Is depression a test, torments from the demons? It does often feel like this. So, I call on the Lord. I tell Him that my loved one is not Job; he cannot handle all these trials. He is slipping away and is in risk of losing his salvation. Why, O Lord, if you desire not the death of a sinner, why aren’t you doing more to help this one? Your sheep is straying into dark, foreboding woods. The wolves are tearing him apart. Where are you? Are you coming to find him? Please find him before it’s too late and heal his wounds.
I know that whether the depression is an illness or the torment of demons, the Lord can help. He healed the blind, the lame, and lepers. He can heal depression. He cast out demons, helping those who were tormented to return to “normal” lives. He did all this; He can heal depression. But will He? If so, when?
I find myself looking to “experts,” anyone really, for the answer that will help. I read every article I come across about depression. Is there a new treatment? It would be worth the try, even if it is experimental and expensive. Will a change in diet help? I’ll try to get him to go along with it. Studies show that probiotics in the gut change the mood of mice? I can get some supplements.
A Cure for Depression from St. Silouan the Athonite? We are missing God. Jesus suffered just like us, and we must hope in Him, keep our eyes on Him. I don’t disagree, but the reality is that depression causes utter despair, a separation from God that is so hard to cross. I continue to pray, but my loved one slips farther from God and His Church daily.

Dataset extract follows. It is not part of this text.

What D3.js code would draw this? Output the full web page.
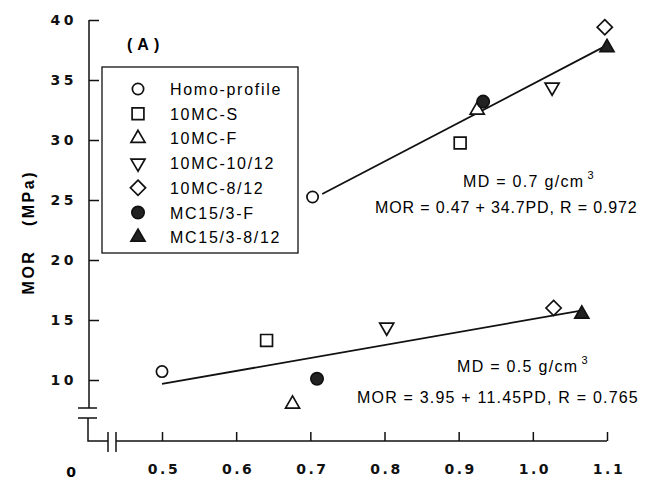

He used to be so faithful. He attended every church service, fasted diligently, even read spiritual books. These things have largely fallen to the side, but I can see that deep down he still is faithful. A glimmer of hope surfaces every once in awhile. But more often than not, he can’t see his own worth, and he can’t see the Lord’s love for him. Often times, he refuses even to see the Lord.

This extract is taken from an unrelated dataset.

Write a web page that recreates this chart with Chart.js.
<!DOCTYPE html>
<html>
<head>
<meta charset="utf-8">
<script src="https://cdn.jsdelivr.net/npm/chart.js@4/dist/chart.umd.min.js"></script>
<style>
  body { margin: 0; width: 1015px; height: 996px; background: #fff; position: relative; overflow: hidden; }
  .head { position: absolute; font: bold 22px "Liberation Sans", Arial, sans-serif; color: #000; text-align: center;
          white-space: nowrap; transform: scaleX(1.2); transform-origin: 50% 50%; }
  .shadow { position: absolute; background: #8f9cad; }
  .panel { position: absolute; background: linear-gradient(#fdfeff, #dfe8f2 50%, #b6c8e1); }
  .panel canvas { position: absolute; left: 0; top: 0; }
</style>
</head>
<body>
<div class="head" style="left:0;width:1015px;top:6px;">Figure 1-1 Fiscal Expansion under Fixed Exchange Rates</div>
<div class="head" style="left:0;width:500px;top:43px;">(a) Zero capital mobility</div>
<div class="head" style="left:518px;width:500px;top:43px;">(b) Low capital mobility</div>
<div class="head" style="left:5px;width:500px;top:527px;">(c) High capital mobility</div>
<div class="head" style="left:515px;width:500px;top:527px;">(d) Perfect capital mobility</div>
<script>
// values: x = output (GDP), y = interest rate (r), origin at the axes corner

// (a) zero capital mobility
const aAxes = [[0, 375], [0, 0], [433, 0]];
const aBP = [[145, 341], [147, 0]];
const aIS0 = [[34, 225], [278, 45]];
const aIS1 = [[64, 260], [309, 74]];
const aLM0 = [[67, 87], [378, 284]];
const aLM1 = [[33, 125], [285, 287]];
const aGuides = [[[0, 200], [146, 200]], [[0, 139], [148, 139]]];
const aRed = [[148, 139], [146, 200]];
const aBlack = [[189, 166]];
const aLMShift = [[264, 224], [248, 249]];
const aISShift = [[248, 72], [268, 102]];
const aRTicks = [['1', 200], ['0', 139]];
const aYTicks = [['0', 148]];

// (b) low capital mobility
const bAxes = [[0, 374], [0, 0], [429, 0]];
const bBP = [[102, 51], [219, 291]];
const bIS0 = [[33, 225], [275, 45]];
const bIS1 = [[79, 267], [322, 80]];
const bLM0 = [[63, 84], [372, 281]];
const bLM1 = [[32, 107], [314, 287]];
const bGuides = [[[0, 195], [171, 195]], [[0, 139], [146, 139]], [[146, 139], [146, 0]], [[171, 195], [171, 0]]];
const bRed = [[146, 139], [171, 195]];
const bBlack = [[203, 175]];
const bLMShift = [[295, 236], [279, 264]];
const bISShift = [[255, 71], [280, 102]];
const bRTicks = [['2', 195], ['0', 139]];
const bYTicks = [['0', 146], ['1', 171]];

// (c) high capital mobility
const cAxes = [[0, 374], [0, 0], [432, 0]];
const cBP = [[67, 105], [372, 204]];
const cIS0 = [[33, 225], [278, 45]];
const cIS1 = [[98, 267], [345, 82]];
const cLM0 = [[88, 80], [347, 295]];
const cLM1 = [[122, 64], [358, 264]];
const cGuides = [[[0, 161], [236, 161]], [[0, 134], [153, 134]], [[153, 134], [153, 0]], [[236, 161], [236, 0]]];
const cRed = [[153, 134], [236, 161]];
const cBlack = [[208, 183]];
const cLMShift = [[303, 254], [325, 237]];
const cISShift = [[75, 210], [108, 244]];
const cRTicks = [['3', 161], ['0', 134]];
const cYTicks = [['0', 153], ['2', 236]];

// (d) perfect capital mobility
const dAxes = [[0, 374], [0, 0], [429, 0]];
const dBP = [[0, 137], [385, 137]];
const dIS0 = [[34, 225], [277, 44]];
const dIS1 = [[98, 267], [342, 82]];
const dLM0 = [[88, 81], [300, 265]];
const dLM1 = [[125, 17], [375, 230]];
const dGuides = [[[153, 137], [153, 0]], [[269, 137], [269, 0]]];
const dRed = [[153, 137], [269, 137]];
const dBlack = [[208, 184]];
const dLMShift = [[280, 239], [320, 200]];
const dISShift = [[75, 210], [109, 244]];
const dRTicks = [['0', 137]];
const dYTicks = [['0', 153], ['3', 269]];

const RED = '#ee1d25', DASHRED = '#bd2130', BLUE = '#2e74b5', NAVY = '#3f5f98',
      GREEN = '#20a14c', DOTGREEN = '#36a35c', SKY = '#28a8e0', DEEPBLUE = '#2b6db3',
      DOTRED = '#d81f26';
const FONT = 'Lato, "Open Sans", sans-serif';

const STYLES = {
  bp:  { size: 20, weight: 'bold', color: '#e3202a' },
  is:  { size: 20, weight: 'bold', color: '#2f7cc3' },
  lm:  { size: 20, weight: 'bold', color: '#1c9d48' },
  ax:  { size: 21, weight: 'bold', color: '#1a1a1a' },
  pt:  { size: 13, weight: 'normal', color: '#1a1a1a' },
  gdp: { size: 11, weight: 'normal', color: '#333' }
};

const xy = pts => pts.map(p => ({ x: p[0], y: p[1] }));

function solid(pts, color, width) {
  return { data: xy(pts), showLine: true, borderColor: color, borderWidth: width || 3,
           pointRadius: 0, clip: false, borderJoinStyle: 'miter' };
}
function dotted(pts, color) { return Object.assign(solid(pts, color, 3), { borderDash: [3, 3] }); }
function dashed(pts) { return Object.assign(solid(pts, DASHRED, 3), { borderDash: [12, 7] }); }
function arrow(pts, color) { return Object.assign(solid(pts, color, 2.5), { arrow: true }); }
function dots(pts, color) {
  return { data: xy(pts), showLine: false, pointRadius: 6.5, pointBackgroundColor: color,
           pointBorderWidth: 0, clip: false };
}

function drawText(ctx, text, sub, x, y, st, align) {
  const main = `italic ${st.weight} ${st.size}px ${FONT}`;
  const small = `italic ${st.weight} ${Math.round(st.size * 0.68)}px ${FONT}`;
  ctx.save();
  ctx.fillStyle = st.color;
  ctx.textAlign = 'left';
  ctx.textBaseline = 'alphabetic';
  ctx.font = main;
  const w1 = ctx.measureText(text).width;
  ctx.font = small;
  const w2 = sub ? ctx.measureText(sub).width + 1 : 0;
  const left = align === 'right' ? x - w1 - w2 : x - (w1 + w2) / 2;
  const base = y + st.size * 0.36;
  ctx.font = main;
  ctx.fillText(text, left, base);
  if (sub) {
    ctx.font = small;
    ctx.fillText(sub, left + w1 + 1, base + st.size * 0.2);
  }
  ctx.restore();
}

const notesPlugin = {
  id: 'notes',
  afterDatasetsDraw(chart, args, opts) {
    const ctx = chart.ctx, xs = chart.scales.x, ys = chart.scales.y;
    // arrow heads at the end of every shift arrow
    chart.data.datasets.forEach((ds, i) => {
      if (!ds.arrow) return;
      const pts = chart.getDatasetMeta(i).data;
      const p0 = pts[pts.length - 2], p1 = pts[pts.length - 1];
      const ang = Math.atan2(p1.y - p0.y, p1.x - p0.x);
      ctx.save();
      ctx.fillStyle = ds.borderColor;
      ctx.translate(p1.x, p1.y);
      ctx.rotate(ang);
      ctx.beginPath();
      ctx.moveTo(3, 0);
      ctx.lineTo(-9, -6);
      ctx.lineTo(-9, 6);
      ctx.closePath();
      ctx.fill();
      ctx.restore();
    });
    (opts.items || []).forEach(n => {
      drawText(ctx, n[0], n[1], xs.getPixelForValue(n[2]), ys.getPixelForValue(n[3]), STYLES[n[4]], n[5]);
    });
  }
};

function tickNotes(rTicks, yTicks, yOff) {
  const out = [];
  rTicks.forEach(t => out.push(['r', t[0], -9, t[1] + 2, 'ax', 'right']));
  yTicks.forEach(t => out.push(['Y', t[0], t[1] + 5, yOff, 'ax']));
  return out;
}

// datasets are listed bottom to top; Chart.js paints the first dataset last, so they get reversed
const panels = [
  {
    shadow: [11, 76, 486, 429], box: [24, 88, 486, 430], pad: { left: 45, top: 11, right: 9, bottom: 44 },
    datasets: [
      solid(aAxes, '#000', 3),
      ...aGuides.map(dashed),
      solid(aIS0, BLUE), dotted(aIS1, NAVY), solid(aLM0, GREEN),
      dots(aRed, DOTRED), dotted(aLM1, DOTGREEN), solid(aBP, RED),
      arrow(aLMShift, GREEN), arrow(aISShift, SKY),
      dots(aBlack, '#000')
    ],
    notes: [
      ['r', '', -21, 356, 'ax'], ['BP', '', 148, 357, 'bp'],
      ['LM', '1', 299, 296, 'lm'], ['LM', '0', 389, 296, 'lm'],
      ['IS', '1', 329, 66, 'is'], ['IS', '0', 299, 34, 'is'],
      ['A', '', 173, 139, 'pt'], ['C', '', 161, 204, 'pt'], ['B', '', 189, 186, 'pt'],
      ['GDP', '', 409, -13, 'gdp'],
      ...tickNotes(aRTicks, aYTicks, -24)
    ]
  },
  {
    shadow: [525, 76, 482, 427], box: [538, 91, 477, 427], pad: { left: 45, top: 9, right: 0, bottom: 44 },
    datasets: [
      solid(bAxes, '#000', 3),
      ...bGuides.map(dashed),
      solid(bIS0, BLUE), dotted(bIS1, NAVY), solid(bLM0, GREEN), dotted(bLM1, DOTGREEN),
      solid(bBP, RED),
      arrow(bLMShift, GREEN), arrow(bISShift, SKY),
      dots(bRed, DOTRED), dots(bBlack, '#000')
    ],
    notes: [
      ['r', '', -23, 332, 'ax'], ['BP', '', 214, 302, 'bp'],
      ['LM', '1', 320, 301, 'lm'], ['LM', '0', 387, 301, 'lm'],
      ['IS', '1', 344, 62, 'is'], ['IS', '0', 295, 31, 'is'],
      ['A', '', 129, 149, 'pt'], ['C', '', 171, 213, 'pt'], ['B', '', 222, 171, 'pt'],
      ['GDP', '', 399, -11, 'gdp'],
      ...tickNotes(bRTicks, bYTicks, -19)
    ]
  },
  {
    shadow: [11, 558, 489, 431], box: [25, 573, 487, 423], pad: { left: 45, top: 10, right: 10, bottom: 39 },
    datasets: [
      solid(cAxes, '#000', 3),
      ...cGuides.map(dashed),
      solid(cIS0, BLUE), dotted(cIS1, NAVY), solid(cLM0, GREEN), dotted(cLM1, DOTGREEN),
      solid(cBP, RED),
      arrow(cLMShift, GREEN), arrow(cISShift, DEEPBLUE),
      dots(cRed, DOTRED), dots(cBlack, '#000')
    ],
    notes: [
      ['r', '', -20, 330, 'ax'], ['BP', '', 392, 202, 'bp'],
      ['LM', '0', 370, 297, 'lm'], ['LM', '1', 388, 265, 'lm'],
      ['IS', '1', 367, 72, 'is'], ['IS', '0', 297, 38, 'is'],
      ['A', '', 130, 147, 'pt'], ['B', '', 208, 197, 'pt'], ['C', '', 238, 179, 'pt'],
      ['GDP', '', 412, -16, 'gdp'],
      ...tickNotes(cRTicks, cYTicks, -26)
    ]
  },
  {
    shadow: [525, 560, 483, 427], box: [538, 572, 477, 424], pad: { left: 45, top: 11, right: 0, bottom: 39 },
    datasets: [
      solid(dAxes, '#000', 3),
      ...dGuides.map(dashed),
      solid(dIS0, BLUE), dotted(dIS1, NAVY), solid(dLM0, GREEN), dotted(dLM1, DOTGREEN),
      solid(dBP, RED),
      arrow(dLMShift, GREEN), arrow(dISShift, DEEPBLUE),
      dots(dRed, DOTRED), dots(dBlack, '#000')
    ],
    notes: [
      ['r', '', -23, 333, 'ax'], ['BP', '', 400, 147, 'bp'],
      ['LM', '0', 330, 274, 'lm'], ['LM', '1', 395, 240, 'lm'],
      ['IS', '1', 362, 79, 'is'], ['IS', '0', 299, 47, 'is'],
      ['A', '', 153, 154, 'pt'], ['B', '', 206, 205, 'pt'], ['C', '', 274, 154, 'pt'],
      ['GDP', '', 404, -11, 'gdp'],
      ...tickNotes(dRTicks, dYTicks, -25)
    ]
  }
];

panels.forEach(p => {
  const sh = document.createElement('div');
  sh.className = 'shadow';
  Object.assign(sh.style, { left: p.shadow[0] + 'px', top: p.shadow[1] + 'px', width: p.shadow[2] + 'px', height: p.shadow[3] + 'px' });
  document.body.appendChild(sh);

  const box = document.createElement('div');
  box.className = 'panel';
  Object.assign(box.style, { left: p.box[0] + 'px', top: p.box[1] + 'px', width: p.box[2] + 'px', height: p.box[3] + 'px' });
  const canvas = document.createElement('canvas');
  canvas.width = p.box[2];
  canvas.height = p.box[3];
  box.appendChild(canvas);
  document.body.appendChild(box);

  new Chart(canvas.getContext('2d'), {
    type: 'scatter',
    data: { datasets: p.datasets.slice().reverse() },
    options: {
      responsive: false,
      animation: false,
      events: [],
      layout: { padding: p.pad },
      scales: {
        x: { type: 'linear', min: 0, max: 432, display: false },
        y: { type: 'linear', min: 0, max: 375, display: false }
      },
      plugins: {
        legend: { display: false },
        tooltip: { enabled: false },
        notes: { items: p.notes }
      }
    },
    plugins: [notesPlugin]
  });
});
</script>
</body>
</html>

I’m left wondering: how do I help, can I help him? And how do I take care of the rest of the family and do all that I need to do when I feel myself more drained of energy, and hope, and love with each day that passes in this relentless depression? My spiritual father tells me that I must give the situation over to God, and I do. Especially on the bad nights, I pray for Him and His angels to watch over my loved one and keep him from all harm and torment while I try to rest. I pray that one day when all of this ends, he will know God’s love, peace, and salvation.

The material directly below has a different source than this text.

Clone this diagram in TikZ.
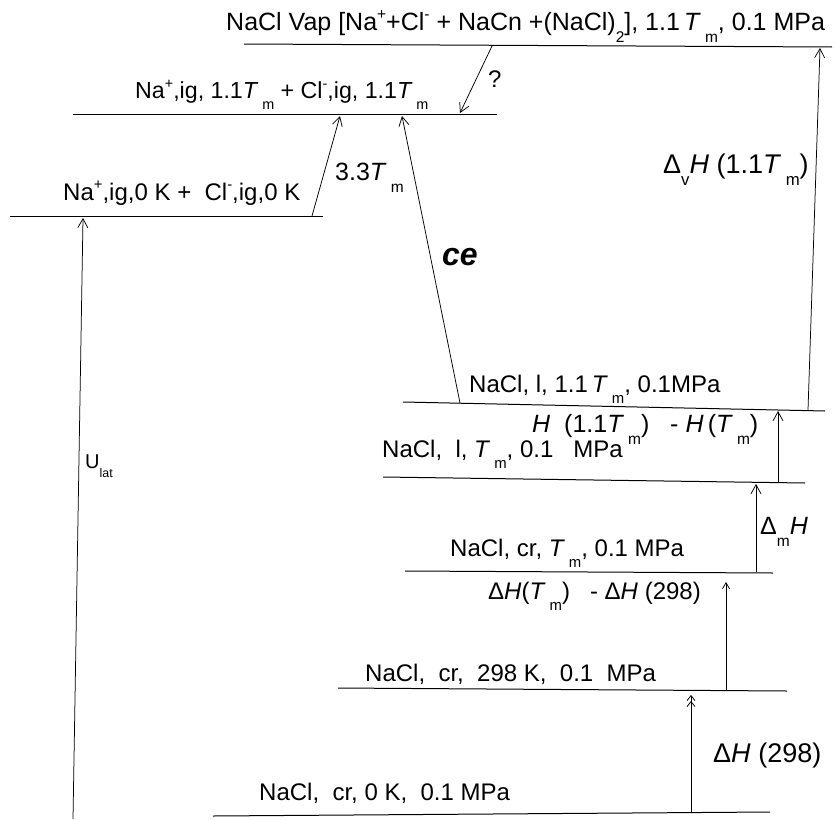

I have no answers, but I felt compelled to share things that have been burdening me for so long, things that have hindered my productivity and creativity. Perhaps, if I’m lucky, sharing will help someone else. After all, common wisdom suggests that it helps to know we’re not alone. So for any of you who are suffering as you watch the suffering of one you love, I share your pain, and I share your prayers for release from depression as we wait and hope for the Lord’s healing.